■ RECORDED DATA:

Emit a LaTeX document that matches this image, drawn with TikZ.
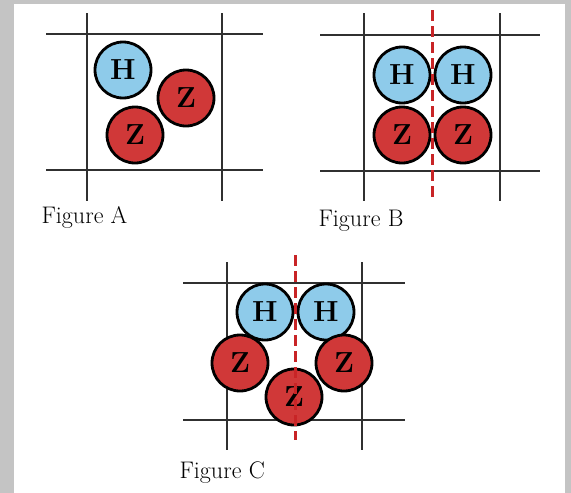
\documentclass[tikz,border=0pt]{standalone}
\usepackage{tikz}
\usetikzlibrary{positioning}
\definecolor{atomblue}{RGB}{142,203,234}
\definecolor{atomred}{RGB}{208,56,56}
\definecolor{gridgray}{RGB}{48,48,48}
\definecolor{frame}{RGB}{196,196,196}
\definecolor{cutred}{RGB}{200,36,38}

\begin{document}
\begin{tikzpicture}[
  x=1pt,y=-1pt,
  atom/.style={circle,draw=black,line width=2.8pt,minimum size=56pt,inner sep=0pt,
               font=\fontsize{29}{29}\selectfont\bfseries},
  hatom/.style={atom,fill=atomblue},
  zatom/.style={atom,fill=atomred},
  gridline/.style={gridgray,line width=1.8pt},
  cutline/.style={cutred,line width=3pt,dash pattern=on 11pt off 5pt},
  caption/.style={font=\fontsize{24}{24}\selectfont,anchor=west},
]
  % Frame
  \fill[frame] (0,0) rectangle (571,493);
  \fill[white] (14,4) rectangle (565,493);
  \useasboundingbox (0,0) rectangle (571,493);

  % Figure A
  \draw[gridline] (46,34) -- (263,34) (46,170) -- (263,170);
  \draw[gridline] (87,13) -- (87,201) (222,13) -- (222,201);
  \node[hatom] (ah) at (123,70) {H};
  \node[zatom] (az1) at (186,98) {Z};
  \node[zatom] (az2) at (135,135) {Z};
  \node[caption] (capa) at (38,217) {Figure A};

  % Figure B
  \draw[gridline] (320,35) -- (540,35) (320,171) -- (540,171);
  \draw[gridline] (364,13) -- (364,201) (500,13) -- (500,201);
  \node[hatom] (bh1) at (402,75) {H};
  \node[hatom] (bh2) at (463,75) {H};
  \node[zatom] (bz1) at (402,135) {Z};
  \node[zatom] (bz2) at (463,135) {Z};
  \draw[cutline] (432,10) -- (432,197);
  \node[caption] (capb) at (315,221) {Figure B};

  % Figure C
  \draw[gridline] (183,283) -- (405,283) (183,420) -- (405,420);
  \draw[gridline] (227,262) -- (227,450) (362,262) -- (362,450);
  \node[hatom] (ch1) at (265,312) {H};
  \node[hatom] (ch2) at (326,312) {H};
  \node[zatom] (cz1) at (240,363) {Z};
  \node[zatom] (cz2) at (344,363) {Z};
  \node[zatom] (cz3) at (294,397) {Z};
  \draw[cutline] (295,255) -- (295,440);
  \node[caption] (capc) at (176,473) {Figure C};
\end{tikzpicture}
\end{document}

■ WHAT THE TASK REQUIRES:
Repeat the material above word for word and skip every image in it.

■ WRITTEN REPLY:
Emit a LaTeX document that matches this image, drawn with TikZ.
\documentclass[tikz,border=0pt]{standalone}
\usepackage{tikz}
\usetikzlibrary{positioning}
\definecolor{atomblue}{RGB}{142,203,234}
\definecolor{atomred}{RGB}{208,56,56}
\definecolor{gridgray}{RGB}{48,48,48}
\definecolor{frame}{RGB}{196,196,196}
\definecolor{cutred}{RGB}{200,36,38}

\begin{document}
\begin{tikzpicture}[
  x=1pt,y=-1pt,
  atom/.style={circle,draw=black,line width=2.8pt,minimum size=56pt,inner sep=0pt,
               font=\fontsize{29}{29}\selectfont\bfseries},
  hatom/.style={atom,fill=atomblue},
  zatom/.style={atom,fill=atomred},
  gridline/.style={gridgray,line width=1.8pt},
  cutline/.style={cutred,line width=3pt,dash pattern=on 11pt off 5pt},
  caption/.style={font=\fontsize{24}{24}\selectfont,anchor=west},
]
  % Frame
  \fill[frame] (0,0) rectangle (571,493);
  \fill[white] (14,4) rectangle (565,493);
  \useasboundingbox (0,0) rectangle (571,493);

  % Figure A
  \draw[gridline] (46,34) -- (263,34) (46,170) -- (263,170);
  \draw[gridline] (87,13) -- (87,201) (222,13) -- (222,201);
  \node[hatom] (ah) at (123,70) {H};
  \node[zatom] (az1) at (186,98) {Z};
  \node[zatom] (az2) at (135,135) {Z};
  \node[caption] (capa) at (38,217) {Figure A};

  % Figure B
  \draw[gridline] (320,35) -- (540,35) (320,171) -- (540,171);
  \draw[gridline] (364,13) -- (364,201) (500,13) -- (500,201);
  \node[hatom] (bh1) at (402,75) {H};
  \node[hatom] (bh2) at (463,75) {H};
  \node[zatom] (bz1) at (402,135) {Z};
  \node[zatom] (bz2) at (463,135) {Z};
  \draw[cutline] (432,10) -- (432,197);
  \node[caption] (capb) at (315,221) {Figure B};

  % Figure C
  \draw[gridline] (183,283) -- (405,283) (183,420) -- (405,420);
  \draw[gridline] (227,262) -- (227,450) (362,262) -- (362,450);
  \node[hatom] (ch1) at (265,312) {H};
  \node[hatom] (ch2) at (326,312) {H};
  \node[zatom] (cz1) at (240,363) {Z};
  \node[zatom] (cz2) at (344,363) {Z};
  \node[zatom] (cz3) at (294,397) {Z};
  \draw[cutline] (295,255) -- (295,440);
  \node[caption] (capc) at (176,473) {Figure C};
\end{tikzpicture}
\end{document}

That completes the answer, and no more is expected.